Eppure, oggi nemmeno il capogruppo dei padani al Pirellone, Roberto Anelli, dice di ricordarsi di lui: “Personalmente io il dottor Savoini non lo conosco. Vi posso garantire che Savoini, quando era uscito tutto il cinema, io non sapevo neanche chi fosse”.
Savoini ha anche un ufficio al terzo piano del Pirellone, lo storico grattacielo milanese dove lavora Anelli. È quello da cui ha registrato decine di video in cui, almeno fino a qualche mese fa, narrava entusiasta i meriti di Vladimir Putin e di Matteo Salvini. Un ufficio pubblico usato per fare pubblicità alla sua associazione privata, Lombardia-Russia, ora finita nel mirino dei magistrati della procura di Milano che indagano sui rapporti finanziari tra pubblici ufficiali del Cremlino, Lega e questo storico militante padano da cui oggi tutti vogliono tenersi lontani. Lontani, sì, ma senza scaricarlo. Salvini finora ha sempre negato di essere a conoscenza della trattativa condotta da Savoini, ma non l’ha denunciato per aver cercato di ottenere finanziamenti esteri a favore della Lega. Né lo ha estromesso dal partito. Il documento che pubblichiamo qui sotto dimostra però che l’ex portavoce di Salvini anche quest’anno ha versato il suo obolo alla Lega, proprio come fanno a cadenza regolare parlamentari e politici vari del Carroccio: 400 euro bonificati il primo marzo 2019, a Russiagate già scoppiato.

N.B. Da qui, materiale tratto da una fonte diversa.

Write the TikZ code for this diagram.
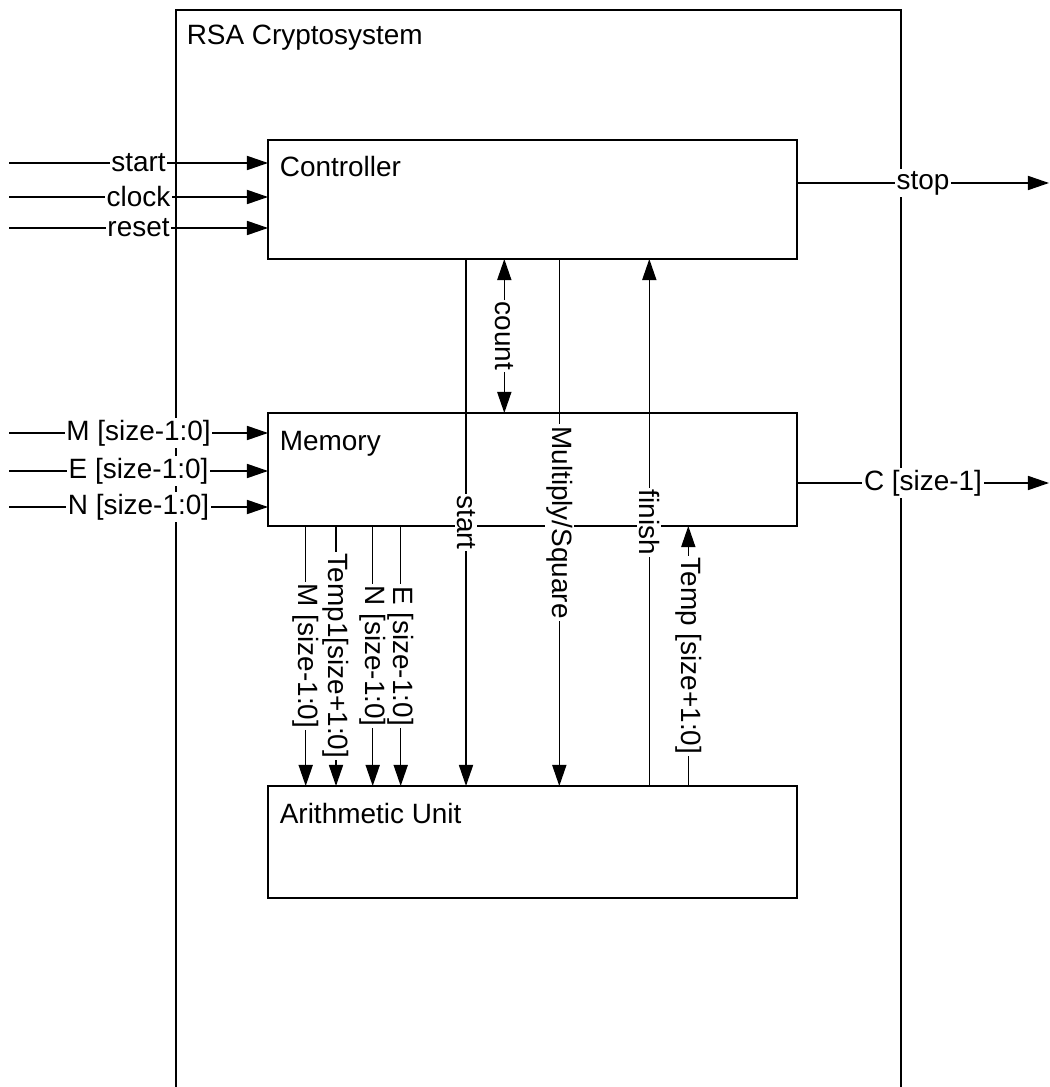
\documentclass[tikz,border=0pt]{standalone}
\usepackage{fontspec}
\setmainfont{Liberation Sans}
\usetikzlibrary{arrows.meta, positioning, calc}

\begin{document}
\begin{tikzpicture}[x=0.02cm, y=-0.02cm, line width=0.9pt,
		font=\fontsize{15.9}{19}\selectfont,
		block/.style={draw, rectangle, minimum width=10.58cm, inner sep=0pt, outer sep=0pt},
		title/.style={anchor=base west, inner sep=0pt},
		sig/.style={-{Triangle[length=12pt, width=8pt]}},
		bisig/.style={{Triangle[length=12pt, width=8pt]}-{Triangle[length=12pt, width=8pt]}},
		lbl/.style={fill=white, inner sep=1pt},
		vlbl/.style={lbl, rotate=-90}]
		
		\useasboundingbox (0,0) rectangle (1049,1087);
		
		% System frame, open at the bottom
		\coordinate (sysTL) at (176,10);
		\coordinate (sysBR) at (901,1087);
		\draw (sysTL |- sysBR) -- (sysTL) -- (sysTL -| sysBR) -- (sysBR);
		\node[title] (systxt) at (186,45) {RSA Cryptosystem};
		
		% Blocks
		\node[block, minimum height=2.38cm] (ctrl) at (532.5,199.5) {};
		\node[block, minimum height=2.26cm] (mem) at (532.5,469.5) {};
		\node[block, minimum height=2.24cm] (alu) at (532.5,842) {};
		\node[title] (ctrltxt) at ([xshift=0.22cm, yshift=-0.72cm]ctrl.north west) {Controller};
		\node[title] (memtxt) at ([xshift=0.22cm, yshift=-0.74cm]mem.north west) {Memory};
		\node[title] (alutxt) at ([xshift=0.22cm, yshift=-0.74cm]alu.north west) {Arithmetic Unit};
		
		% Inputs
		\foreach \n/\y/\t in {inStart/163/start, inClock/197/clock, inReset/228/reset} {
			\coordinate (\n) at (9,\y);
			\draw[sig] (\n) -- (\n -| ctrl.west) node[lbl, midway] {\t};
		}
		\foreach \n/\y/\t in {inM/433/{M [size-1:0]}, inE/471/{E [size-1:0]}, inN/507/{N [size-1:0]}} {
			\coordinate (\n) at (9,\y);
			\draw[sig] (\n) -- (\n -| mem.west) node[lbl, midway] {\t};
		}
		
		% Outputs
		\coordinate (outStop) at (1049,183);
		\coordinate (outC) at (1049,483);
		\draw[sig] (outStop -| ctrl.east) -- (outStop) node[lbl, midway] {stop};
		\draw[sig] (outC -| mem.east) -- (outC) node[lbl, midway] {C [size-1]};
		
		% Memory to arithmetic unit
		\foreach \n/\x/\t in {colM/305.7/{M [size-1:0]}, colT/336/{Temp1[size+1:0]}, colN/372.7/{N [size-1:0]}, colE/400.7/{E [size-1:0]}} {
			\coordinate (\n) at (\x,0);
			\draw[sig] (mem.south -| \n) -- (alu.north -| \n) node[vlbl, midway] {\t};
		}
		
		% Controller links
		\coordinate (colStart) at (466,0);
		\coordinate (colCount) at (504.3,0);
		\coordinate (colMul) at (559.3,0);
		\coordinate (colFin) at (649.3,0);
		\coordinate (colTemp) at (688.3,0);
		\draw[sig] (ctrl.south -| colStart) -- (alu.north -| colStart) node[vlbl, midway] {start};
		\draw[bisig] (ctrl.south -| colCount) -- (mem.north -| colCount) node[vlbl, midway] {count};
		\draw[sig] (ctrl.south -| colMul) -- (alu.north -| colMul) node[vlbl, midway] {Multiply/Square};
		\draw[sig] (alu.north -| colFin) -- (ctrl.south -| colFin) node[vlbl, midway] {finish};
		\draw[sig] (alu.north -| colTemp) -- (mem.south -| colTemp) node[vlbl, midway] {Temp [size+1:0]};
		
	\end{tikzpicture}
\end{document}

Una memoria da extraterrestre
Se da un lato Savoini non si è dimenticato di dare il suo sostegno finanziario alla Lega, dall’altro si è scordato di rivelare un’informazione importante. Nella dichiarazione patrimoniale pubblicata come vice presidente del Corecom non ha infatti segnalato di essere, fin dal 2016, azionista in Russia di un’azienda chiamata Orion. Una società che dichiara di occuparsi di consulenza, di cui Savoini detiene il 33 per cento delle quote. Il restante 67 per cento è invece in mano a un altro leghista della prima ora, anche lui presente a Mosca nei giorni della trattativa dell’Hotel Metropol. E pure lui parecchio smemorato. Si tratta di Claudio D’Amico, nominato da Salvini in persona consigliere strategico per gli affari esteri di Palazzo Chigi, con uno stipendio pubblico di 65mila euro lordi all’anno. Essendo anche assessore nel comune di Sesto San Giovanni, D’Amico avrebbe dovuto dichiarare la proprietà della Orion già nel 2017. Ma non l’ha fatto. Se ne è ricordato soltanto due anni più tardi, quando ormai l’esistenza della società russa era stata svelata dai giornali. Una dimenticanza, l’ennesima, della coppia leghista al centro del Russiagate italiano.